Dataset section:
----------------

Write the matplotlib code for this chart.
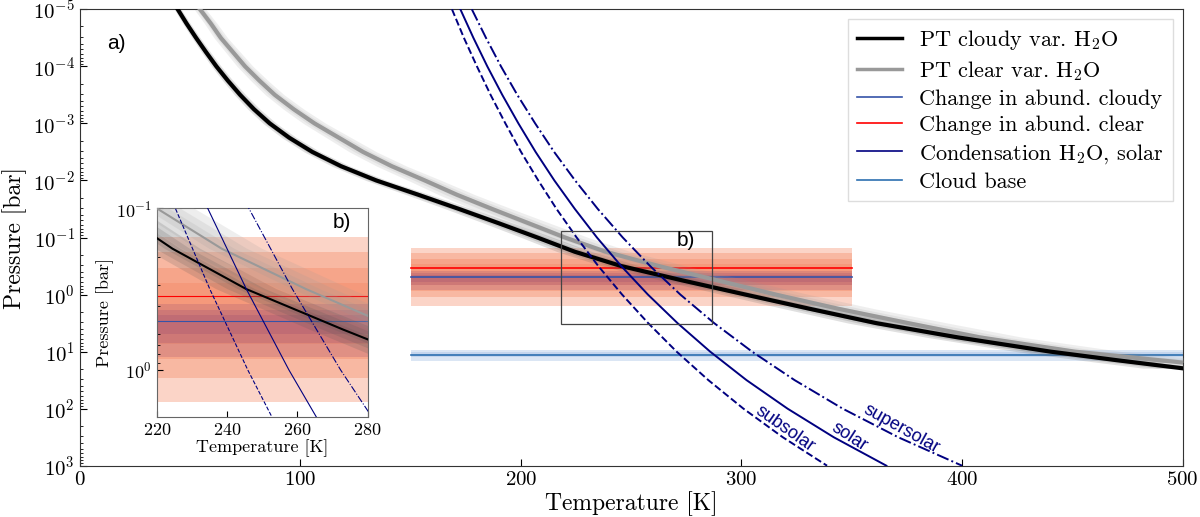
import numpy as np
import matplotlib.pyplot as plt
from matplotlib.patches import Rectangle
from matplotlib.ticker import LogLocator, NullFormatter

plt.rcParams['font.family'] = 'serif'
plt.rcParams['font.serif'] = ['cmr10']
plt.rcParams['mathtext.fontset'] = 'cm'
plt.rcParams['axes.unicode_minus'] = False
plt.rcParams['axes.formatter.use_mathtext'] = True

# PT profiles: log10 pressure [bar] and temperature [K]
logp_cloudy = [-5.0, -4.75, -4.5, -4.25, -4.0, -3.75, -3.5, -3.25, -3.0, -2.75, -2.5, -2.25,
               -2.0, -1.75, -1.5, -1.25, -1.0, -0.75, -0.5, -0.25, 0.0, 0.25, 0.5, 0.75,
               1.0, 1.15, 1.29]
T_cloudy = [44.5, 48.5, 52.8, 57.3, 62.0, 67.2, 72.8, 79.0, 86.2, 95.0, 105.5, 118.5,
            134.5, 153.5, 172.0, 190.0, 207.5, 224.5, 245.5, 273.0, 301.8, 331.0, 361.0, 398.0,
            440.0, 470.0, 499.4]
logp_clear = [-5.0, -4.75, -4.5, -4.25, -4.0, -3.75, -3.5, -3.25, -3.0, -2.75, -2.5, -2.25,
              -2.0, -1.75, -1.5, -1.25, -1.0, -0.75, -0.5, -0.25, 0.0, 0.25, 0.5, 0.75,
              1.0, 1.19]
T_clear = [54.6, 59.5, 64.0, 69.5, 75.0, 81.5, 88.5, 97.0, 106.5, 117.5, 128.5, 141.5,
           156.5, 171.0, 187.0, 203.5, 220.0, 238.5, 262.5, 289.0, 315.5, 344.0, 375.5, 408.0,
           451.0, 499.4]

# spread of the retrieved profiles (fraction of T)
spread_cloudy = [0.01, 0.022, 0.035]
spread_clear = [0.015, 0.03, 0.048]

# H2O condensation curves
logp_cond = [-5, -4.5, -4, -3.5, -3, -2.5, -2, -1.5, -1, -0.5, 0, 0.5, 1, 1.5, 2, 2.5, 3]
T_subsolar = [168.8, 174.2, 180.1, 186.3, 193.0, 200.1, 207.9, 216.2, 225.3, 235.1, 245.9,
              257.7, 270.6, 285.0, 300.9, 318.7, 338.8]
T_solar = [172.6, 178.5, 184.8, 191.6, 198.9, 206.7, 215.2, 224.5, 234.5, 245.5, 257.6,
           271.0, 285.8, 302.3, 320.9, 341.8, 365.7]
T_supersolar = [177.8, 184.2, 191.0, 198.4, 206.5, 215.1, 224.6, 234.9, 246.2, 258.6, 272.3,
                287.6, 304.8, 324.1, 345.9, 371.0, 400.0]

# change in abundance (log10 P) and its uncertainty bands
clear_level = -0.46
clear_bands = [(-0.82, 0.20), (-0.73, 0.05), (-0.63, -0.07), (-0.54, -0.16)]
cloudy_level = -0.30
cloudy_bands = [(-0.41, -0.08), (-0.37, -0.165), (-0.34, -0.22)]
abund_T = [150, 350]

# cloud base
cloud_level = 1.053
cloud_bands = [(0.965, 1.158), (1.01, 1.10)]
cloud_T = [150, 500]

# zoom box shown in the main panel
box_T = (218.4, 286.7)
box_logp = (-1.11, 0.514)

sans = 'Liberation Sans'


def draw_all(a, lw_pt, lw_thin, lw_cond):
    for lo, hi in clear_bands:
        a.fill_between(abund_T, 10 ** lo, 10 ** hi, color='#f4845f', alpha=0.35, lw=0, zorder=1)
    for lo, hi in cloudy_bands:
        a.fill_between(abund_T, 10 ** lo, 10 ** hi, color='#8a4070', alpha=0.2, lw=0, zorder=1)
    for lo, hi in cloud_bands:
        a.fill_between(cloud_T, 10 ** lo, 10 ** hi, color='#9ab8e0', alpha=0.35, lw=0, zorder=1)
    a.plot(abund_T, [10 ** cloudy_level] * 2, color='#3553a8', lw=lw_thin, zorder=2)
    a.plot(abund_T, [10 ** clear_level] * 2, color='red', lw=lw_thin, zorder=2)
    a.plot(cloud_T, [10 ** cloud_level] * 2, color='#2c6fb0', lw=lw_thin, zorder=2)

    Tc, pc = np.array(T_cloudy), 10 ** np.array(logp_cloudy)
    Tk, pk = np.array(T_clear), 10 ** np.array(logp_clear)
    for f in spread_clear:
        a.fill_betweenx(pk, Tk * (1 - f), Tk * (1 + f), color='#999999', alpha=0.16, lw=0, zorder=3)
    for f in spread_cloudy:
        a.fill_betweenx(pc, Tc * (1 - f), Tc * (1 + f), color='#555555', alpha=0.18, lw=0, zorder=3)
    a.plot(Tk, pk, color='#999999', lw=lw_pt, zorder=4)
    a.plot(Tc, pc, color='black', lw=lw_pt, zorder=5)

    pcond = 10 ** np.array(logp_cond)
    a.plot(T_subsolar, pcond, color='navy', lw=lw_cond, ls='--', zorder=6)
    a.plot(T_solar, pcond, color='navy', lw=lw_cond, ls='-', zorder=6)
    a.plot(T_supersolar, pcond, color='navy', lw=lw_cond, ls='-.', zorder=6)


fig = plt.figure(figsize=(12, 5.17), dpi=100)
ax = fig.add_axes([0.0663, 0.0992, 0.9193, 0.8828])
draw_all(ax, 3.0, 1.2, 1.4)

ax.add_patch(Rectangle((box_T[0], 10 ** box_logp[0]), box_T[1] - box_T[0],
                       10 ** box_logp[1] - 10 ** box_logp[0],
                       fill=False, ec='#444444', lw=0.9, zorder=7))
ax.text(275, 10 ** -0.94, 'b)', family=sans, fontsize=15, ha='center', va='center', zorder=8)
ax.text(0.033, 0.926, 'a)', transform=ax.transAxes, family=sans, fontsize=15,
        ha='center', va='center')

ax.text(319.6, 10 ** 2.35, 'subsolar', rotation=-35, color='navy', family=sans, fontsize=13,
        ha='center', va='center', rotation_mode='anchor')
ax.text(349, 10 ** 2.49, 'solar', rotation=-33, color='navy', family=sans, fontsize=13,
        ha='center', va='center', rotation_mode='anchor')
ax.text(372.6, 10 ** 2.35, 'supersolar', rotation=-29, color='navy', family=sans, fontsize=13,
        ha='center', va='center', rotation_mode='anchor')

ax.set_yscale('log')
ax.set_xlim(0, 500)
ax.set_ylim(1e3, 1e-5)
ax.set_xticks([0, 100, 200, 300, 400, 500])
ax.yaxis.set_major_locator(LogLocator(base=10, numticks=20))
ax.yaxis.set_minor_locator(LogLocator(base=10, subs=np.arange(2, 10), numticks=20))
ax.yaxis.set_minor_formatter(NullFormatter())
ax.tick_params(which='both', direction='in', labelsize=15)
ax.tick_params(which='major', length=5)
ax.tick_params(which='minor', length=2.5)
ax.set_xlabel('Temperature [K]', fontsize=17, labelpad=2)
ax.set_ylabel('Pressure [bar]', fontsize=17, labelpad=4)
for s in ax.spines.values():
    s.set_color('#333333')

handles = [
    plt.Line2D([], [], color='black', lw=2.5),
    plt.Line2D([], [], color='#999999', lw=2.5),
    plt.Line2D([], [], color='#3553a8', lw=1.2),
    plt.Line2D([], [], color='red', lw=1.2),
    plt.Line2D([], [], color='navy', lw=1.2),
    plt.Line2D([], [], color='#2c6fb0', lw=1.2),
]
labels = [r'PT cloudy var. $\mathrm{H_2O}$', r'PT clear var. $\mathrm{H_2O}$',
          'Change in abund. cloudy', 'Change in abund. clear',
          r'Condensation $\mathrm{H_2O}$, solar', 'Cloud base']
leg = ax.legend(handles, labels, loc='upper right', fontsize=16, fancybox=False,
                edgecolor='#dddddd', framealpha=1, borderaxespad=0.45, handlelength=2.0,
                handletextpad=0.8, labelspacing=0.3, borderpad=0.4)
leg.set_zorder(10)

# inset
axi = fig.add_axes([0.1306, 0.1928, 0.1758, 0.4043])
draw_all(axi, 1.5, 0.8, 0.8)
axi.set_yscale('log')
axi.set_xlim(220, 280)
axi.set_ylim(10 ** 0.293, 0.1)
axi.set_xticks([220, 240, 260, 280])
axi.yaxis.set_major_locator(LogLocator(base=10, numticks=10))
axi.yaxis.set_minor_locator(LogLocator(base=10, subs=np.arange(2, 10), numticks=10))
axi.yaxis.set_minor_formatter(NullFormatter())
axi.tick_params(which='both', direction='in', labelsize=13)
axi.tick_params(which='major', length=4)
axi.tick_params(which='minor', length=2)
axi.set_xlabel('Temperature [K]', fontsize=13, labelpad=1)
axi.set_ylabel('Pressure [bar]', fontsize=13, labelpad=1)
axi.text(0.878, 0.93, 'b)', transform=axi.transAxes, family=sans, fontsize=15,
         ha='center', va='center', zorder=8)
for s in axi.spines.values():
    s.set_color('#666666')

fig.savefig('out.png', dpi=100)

----------------

Directions for this task: Without the pictures, please reproduce each line of the listing above exactly, from the first one through the line bearing "spread_clear = [0.015, 0.03, 0.048]".

Result of the task:
Write the matplotlib code for this chart.
import numpy as np
import matplotlib.pyplot as plt
from matplotlib.patches import Rectangle
from matplotlib.ticker import LogLocator, NullFormatter

plt.rcParams['font.family'] = 'serif'
plt.rcParams['font.serif'] = ['cmr10']
plt.rcParams['mathtext.fontset'] = 'cm'
plt.rcParams['axes.unicode_minus'] = False
plt.rcParams['axes.formatter.use_mathtext'] = True

# PT profiles: log10 pressure [bar] and temperature [K]
logp_cloudy = [-5.0, -4.75, -4.5, -4.25, -4.0, -3.75, -3.5, -3.25, -3.0, -2.75, -2.5, -2.25,
               -2.0, -1.75, -1.5, -1.25, -1.0, -0.75, -0.5, -0.25, 0.0, 0.25, 0.5, 0.75,
               1.0, 1.15, 1.29]
T_cloudy = [44.5, 48.5, 52.8, 57.3, 62.0, 67.2, 72.8, 79.0, 86.2, 95.0, 105.5, 118.5,
            134.5, 153.5, 172.0, 190.0, 207.5, 224.5, 245.5, 273.0, 301.8, 331.0, 361.0, 398.0,
            440.0, 470.0, 499.4]
logp_clear = [-5.0, -4.75, -4.5, -4.25, -4.0, -3.75, -3.5, -3.25, -3.0, -2.75, -2.5, -2.25,
              -2.0, -1.75, -1.5, -1.25, -1.0, -0.75, -0.5, -0.25, 0.0, 0.25, 0.5, 0.75,
              1.0, 1.19]
T_clear = [54.6, 59.5, 64.0, 69.5, 75.0, 81.5, 88.5, 97.0, 106.5, 117.5, 128.5, 141.5,
           156.5, 171.0, 187.0, 203.5, 220.0, 238.5, 262.5, 289.0, 315.5, 344.0, 375.5, 408.0,
           451.0, 499.4]

# spread of the retrieved profiles (fraction of T)
spread_cloudy = [0.01, 0.022, 0.035]
spread_clear = [0.015, 0.03, 0.048]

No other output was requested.